On my recent visit to Rye, the little town was so crowded with visitors that the coach driver could not park, so he decided that we would move on to Hastings. On the way, we passed by old Winchelsea, which brought back more memories.
These included the time when my brother and I had travelled down to the South Coast on our tandem and decided to go to Hastings on the bike.
On taking a bend, the crown of the road was wet with dew, the front wheel skidded and we slid across the road on our sides.
None the worst for the spill, we travelled on to Hastings, where we caught a paddle steamer called the Glen Gower for a day out in France. Quite an adventure.
On my recent visit, the coach was much safer and we made our way to the seafront at Hastings.
Like holidays as children, it was a bright sunny day. After a lunch on the front, I found my way to the West Cliff Railway. This was built in Victorian times to take passengers up to the grassy summit of the cliffs and is close to Hastings Castle.
The railway used to be run on gas but is now electrically driven, enclosed in a tunnel of Victorian brickwork.
After the Norman Conquest of 1066, William of Normandy ordered three castles to be built for defence, at Dover, Pevensey and Hastings.
During severe storms in the 13th century, parts of the Hastings cliffs fell into the sea and took away parts of Hastings Castle.

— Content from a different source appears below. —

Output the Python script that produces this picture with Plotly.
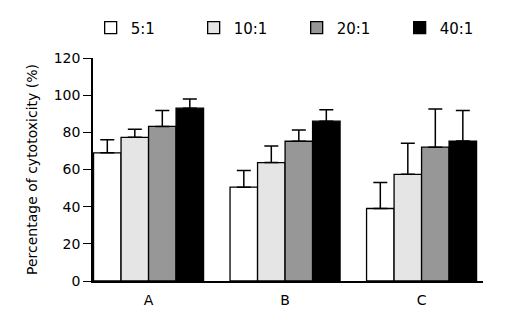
import plotly.graph_objects as go

categories = ["A", "B", "C"]
series_names = ["5:1", "10:1", "20:1", "40:1"]
values = {
    "5:1": [69, 50.5, 39],
    "10:1": [77.3, 63.7, 57.4],
    "20:1": [83.2, 75.2, 72],
    "40:1": [93, 86, 75.3],
}
errors = {
    "5:1": [7, 9, 14],
    "10:1": [4.3, 8.9, 16.7],
    "20:1": [8.6, 6.1, 20.5],
    "40:1": [4.9, 6.1, 16.5],
}
colors = {"5:1": "#ffffff", "10:1": "#e5e5e5", "20:1": "#979797", "40:1": "#000000"}
y_ticks = [0, 20, 40, 60, 80, 100, 120]

fig = go.Figure()
for name in series_names:
    fig.add_trace(go.Bar(
        x=categories, y=values[name], name=name,
        marker=dict(color=colors[name], line=dict(color="black", width=1.3)),
        error_y=dict(type="data", array=errors[name], arrayminus=[0] * 3,
                     symmetric=False, color="black", thickness=1.5, width=7),
    ))

# page body has an 8px default margin, so the figure is 8px smaller
fig.update_layout(
    width=500, height=318,
    margin=dict(l=85, r=25, t=50, b=45, autoexpand=False),
    paper_bgcolor="white", plot_bgcolor="white",
    barmode="group", bargap=0.194, bargroupgap=0,
    font=dict(family="DejaVu Sans", color="black", size=14),
    showlegend=True,
    legend=dict(orientation="h", x=-0.006, xanchor="left",
                y=1.135, yanchor="middle",
                font=dict(size=15), entrywidth=58, entrywidthmode="pixels",
                traceorder="normal"),
    xaxis=dict(range=[-0.407, 2.45], showline=True, linecolor="black", linewidth=1.5,
               ticks="outside", ticklen=5, tickcolor="rgba(0,0,0,0)",
               tickfont=dict(size=14), showgrid=False, zeroline=False),
    yaxis=dict(range=[0, 120], tickvals=y_ticks, showline=True, linecolor="black",
               linewidth=1.5, ticks="outside", ticklen=8, tickwidth=1.3, tickcolor="black",
               tickfont=dict(size=14), showgrid=False, zeroline=False,
               title=dict(text="Percentage of cytotoxicity (%)", font=dict(size=14), standoff=13)),
)

fig.write_html("out.html")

The building suffered again during subsequent raids by the French, the castle fell into a state of ruin.
Bombing in the Second World War further damaged the castle, which was eventually bought by the local authority and turned it into a tourist attraction.
There is another cliff railway just outside the eastern end of the town, which takes passengers to Fairlight Glen, a beautifully little cove which is great for swimming. But that for another time and visit.
All in all, my coach trip was a grand day out, with not too many disappointments except for not stopping in Rye. If any reader has not visited Rye, I would recommend it.
The old church with the clock pendulum swinging in the interior, the ancient Mermaid Inn and its involvement with smugglers, the Ypres Tower and more are there to see and wonder at.